■ **Exercise description**
Extract the complete listing and repeat it word for word.

:: Record list ::

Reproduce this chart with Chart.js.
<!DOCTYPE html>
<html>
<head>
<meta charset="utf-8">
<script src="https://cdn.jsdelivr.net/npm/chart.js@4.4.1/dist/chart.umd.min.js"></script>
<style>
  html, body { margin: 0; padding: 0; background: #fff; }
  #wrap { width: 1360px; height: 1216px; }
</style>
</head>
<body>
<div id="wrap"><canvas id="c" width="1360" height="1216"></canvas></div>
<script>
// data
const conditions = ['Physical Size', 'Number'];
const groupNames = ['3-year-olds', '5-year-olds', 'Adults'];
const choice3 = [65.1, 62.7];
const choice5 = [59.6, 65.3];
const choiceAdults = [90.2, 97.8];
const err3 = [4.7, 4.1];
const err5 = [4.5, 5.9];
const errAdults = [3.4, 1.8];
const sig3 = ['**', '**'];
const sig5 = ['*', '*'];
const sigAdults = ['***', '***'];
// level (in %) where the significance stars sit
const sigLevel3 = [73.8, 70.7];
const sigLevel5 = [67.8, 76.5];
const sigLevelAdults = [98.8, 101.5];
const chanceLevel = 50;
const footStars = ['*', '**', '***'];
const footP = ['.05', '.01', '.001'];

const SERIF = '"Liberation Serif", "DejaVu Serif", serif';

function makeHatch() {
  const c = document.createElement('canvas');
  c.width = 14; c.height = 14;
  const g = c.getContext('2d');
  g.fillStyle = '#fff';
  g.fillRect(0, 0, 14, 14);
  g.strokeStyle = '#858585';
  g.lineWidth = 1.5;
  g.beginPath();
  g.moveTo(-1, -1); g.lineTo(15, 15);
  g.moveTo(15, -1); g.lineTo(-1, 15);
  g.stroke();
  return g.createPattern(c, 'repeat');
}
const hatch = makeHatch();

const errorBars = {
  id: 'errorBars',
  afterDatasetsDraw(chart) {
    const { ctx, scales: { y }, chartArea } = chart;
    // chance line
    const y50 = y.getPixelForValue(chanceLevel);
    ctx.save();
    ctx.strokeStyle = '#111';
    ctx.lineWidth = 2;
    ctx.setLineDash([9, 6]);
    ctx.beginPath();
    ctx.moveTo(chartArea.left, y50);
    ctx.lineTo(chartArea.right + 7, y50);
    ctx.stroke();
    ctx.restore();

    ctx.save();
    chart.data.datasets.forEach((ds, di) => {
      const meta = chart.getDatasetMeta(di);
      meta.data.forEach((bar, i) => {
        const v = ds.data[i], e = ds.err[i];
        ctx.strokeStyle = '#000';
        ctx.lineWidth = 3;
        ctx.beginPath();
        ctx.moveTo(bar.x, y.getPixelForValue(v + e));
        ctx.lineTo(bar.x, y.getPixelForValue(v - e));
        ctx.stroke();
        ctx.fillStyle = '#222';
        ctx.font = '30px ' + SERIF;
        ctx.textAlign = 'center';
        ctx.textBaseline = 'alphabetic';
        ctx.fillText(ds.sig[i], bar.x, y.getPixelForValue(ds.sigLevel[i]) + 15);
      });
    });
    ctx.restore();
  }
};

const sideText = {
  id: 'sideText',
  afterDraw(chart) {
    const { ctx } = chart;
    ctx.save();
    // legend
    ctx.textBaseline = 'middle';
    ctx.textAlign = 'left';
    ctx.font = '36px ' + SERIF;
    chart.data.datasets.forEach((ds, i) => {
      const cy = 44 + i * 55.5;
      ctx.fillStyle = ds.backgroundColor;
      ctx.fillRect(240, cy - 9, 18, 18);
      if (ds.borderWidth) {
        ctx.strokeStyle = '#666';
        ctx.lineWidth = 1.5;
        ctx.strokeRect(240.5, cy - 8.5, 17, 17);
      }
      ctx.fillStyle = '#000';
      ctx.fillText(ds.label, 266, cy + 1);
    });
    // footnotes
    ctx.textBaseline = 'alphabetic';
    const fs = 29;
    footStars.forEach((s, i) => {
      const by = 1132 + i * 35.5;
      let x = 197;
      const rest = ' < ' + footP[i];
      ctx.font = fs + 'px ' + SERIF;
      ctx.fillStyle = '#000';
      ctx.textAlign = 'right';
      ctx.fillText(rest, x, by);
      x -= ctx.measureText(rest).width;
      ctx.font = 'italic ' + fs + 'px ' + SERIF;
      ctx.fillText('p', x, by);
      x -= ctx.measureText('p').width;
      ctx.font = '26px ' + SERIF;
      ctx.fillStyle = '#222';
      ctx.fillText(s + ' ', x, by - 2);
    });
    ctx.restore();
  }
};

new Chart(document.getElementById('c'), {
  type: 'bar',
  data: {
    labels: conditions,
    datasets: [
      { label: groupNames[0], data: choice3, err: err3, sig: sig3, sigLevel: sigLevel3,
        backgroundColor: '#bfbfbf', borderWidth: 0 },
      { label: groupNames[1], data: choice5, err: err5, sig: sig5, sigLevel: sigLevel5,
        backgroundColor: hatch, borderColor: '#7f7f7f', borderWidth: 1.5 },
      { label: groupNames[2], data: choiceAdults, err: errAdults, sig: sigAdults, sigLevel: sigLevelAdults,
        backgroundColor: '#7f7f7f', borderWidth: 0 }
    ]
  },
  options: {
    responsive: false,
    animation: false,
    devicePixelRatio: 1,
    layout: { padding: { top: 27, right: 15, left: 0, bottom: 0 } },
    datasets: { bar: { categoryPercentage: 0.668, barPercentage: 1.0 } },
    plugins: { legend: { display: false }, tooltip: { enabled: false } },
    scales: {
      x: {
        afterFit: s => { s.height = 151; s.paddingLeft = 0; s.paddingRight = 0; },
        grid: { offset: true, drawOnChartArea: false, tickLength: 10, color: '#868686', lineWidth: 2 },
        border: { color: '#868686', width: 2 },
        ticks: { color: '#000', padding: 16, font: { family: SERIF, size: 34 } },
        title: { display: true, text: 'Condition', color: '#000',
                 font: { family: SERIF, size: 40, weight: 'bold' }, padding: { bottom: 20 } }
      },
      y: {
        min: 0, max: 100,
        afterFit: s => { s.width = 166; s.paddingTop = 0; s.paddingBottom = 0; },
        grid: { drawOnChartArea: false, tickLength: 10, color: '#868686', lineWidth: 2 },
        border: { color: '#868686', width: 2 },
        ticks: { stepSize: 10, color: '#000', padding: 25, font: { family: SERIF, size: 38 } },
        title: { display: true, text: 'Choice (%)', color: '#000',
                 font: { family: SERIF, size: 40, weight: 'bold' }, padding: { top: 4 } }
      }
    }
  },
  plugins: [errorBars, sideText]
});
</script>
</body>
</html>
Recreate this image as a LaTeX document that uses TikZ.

:::

■ **Reply**
Reproduce this chart with Chart.js.
<!DOCTYPE html>
<html>
<head>
<meta charset="utf-8">
<script src="https://cdn.jsdelivr.net/npm/chart.js@4.4.1/dist/chart.umd.min.js"></script>
<style>
  html, body { margin: 0; padding: 0; background: #fff; }
  #wrap { width: 1360px; height: 1216px; }
</style>
</head>
<body>
<div id="wrap"><canvas id="c" width="1360" height="1216"></canvas></div>
<script>
// data
const conditions = ['Physical Size', 'Number'];
const groupNames = ['3-year-olds', '5-year-olds', 'Adults'];
const choice3 = [65.1, 62.7];
const choice5 = [59.6, 65.3];
const choiceAdults = [90.2, 97.8];
const err3 = [4.7, 4.1];
const err5 = [4.5, 5.9];
const errAdults = [3.4, 1.8];
const sig3 = ['**', '**'];
const sig5 = ['*', '*'];
const sigAdults = ['***', '***'];
// level (in %) where the significance stars sit
const sigLevel3 = [73.8, 70.7];
const sigLevel5 = [67.8, 76.5];
const sigLevelAdults = [98.8, 101.5];
const chanceLevel = 50;
const footStars = ['*', '**', '***'];
const footP = ['.05', '.01', '.001'];

const SERIF = '"Liberation Serif", "DejaVu Serif", serif';

function makeHatch() {
  const c = document.createElement('canvas');
  c.width = 14; c.height = 14;
  const g = c.getContext('2d');
  g.fillStyle = '#fff';
  g.fillRect(0, 0, 14, 14);
  g.strokeStyle = '#858585';
  g.lineWidth = 1.5;
  g.beginPath();
  g.moveTo(-1, -1); g.lineTo(15, 15);
  g.moveTo(15, -1); g.lineTo(-1, 15);
  g.stroke();
  return g.createPattern(c, 'repeat');
}
const hatch = makeHatch();

const errorBars = {
  id: 'errorBars',
  afterDatasetsDraw(chart) {
    const { ctx, scales: { y }, chartArea } = chart;
    // chance line
    const y50 = y.getPixelForValue(chanceLevel);
    ctx.save();
    ctx.strokeStyle = '#111';
    ctx.lineWidth = 2;
    ctx.setLineDash([9, 6]);
    ctx.beginPath();
    ctx.moveTo(chartArea.left, y50);
    ctx.lineTo(chartArea.right + 7, y50);
    ctx.stroke();
    ctx.restore();

    ctx.save();
    chart.data.datasets.forEach((ds, di) => {
      const meta = chart.getDatasetMeta(di);
      meta.data.forEach((bar, i) => {
        const v = ds.data[i], e = ds.err[i];
        ctx.strokeStyle = '#000';
        ctx.lineWidth = 3;
        ctx.beginPath();
        ctx.moveTo(bar.x, y.getPixelForValue(v + e));
        ctx.lineTo(bar.x, y.getPixelForValue(v - e));
        ctx.stroke();
        ctx.fillStyle = '#222';
        ctx.font = '30px ' + SERIF;
        ctx.textAlign = 'center';
        ctx.textBaseline = 'alphabetic';
        ctx.fillText(ds.sig[i], bar.x, y.getPixelForValue(ds.sigLevel[i]) + 15);
      });
    });
    ctx.restore();
  }
};

const sideText = {
  id: 'sideText',
  afterDraw(chart) {
    const { ctx } = chart;
    ctx.save();
    // legend
    ctx.textBaseline = 'middle';
    ctx.textAlign = 'left';
    ctx.font = '36px ' + SERIF;
    chart.data.datasets.forEach((ds, i) => {
      const cy = 44 + i * 55.5;
      ctx.fillStyle = ds.backgroundColor;
      ctx.fillRect(240, cy - 9, 18, 18);
      if (ds.borderWidth) {
        ctx.strokeStyle = '#666';
        ctx.lineWidth = 1.5;
        ctx.strokeRect(240.5, cy - 8.5, 17, 17);
      }
      ctx.fillStyle = '#000';
      ctx.fillText(ds.label, 266, cy + 1);
    });
    // footnotes
    ctx.textBaseline = 'alphabetic';
    const fs = 29;
    footStars.forEach((s, i) => {
      const by = 1132 + i * 35.5;
      let x = 197;
      const rest = ' < ' + footP[i];
      ctx.font = fs + 'px ' + SERIF;
      ctx.fillStyle = '#000';
      ctx.textAlign = 'right';
      ctx.fillText(rest, x, by);
      x -= ctx.measureText(rest).width;
      ctx.font = 'italic ' + fs + 'px ' + SERIF;
      ctx.fillText('p', x, by);
      x -= ctx.measureText('p').width;
      ctx.font = '26px ' + SERIF;
      ctx.fillStyle = '#222';
      ctx.fillText(s + ' ', x, by - 2);
    });
    ctx.restore();
  }
};

new Chart(document.getElementById('c'), {
  type: 'bar',
  data: {
    labels: conditions,
    datasets: [
      { label: groupNames[0], data: choice3, err: err3, sig: sig3, sigLevel: sigLevel3,
        backgroundColor: '#bfbfbf', borderWidth: 0 },
      { label: groupNames[1], data: choice5, err: err5, sig: sig5, sigLevel: sigLevel5,
        backgroundColor: hatch, borderColor: '#7f7f7f', borderWidth: 1.5 },
      { label: groupNames[2], data: choiceAdults, err: errAdults, sig: sigAdults, sigLevel: sigLevelAdults,
        backgroundColor: '#7f7f7f', borderWidth: 0 }
    ]
  },
  options: {
    responsive: false,
    animation: false,
    devicePixelRatio: 1,
    layout: { padding: { top: 27, right: 15, left: 0, bottom: 0 } },
    datasets: { bar: { categoryPercentage: 0.668, barPercentage: 1.0 } },
    plugins: { legend: { display: false }, tooltip: { enabled: false } },
    scales: {
      x: {
        afterFit: s => { s.height = 151; s.paddingLeft = 0; s.paddingRight = 0; },
        grid: { offset: true, drawOnChartArea: false, tickLength: 10, color: '#868686', lineWidth: 2 },
        border: { color: '#868686', width: 2 },
        ticks: { color: '#000', padding: 16, font: { family: SERIF, size: 34 } },
        title: { display: true, text: 'Condition', color: '#000',
                 font: { family: SERIF, size: 40, weight: 'bold' }, padding: { bottom: 20 } }
      },
      y: {
        min: 0, max: 100,
        afterFit: s => { s.width = 166; s.paddingTop = 0; s.paddingBottom = 0; },
        grid: { drawOnChartArea: false, tickLength: 10, color: '#868686', lineWidth: 2 },
        border: { color: '#868686', width: 2 },
        ticks: { stepSize: 10, color: '#000', padding: 25, font: { family: SERIF, size: 38 } },
        title: { display: true, text: 'Choice (%)', color: '#000',
                 font: { family: SERIF, size: 40, weight: 'bold' }, padding: { top: 4 } }
      }
    }
  },
  plugins: [errorBars, sideText]
});
</script>
</body>
</html>
Recreate this image as a LaTeX document that uses TikZ.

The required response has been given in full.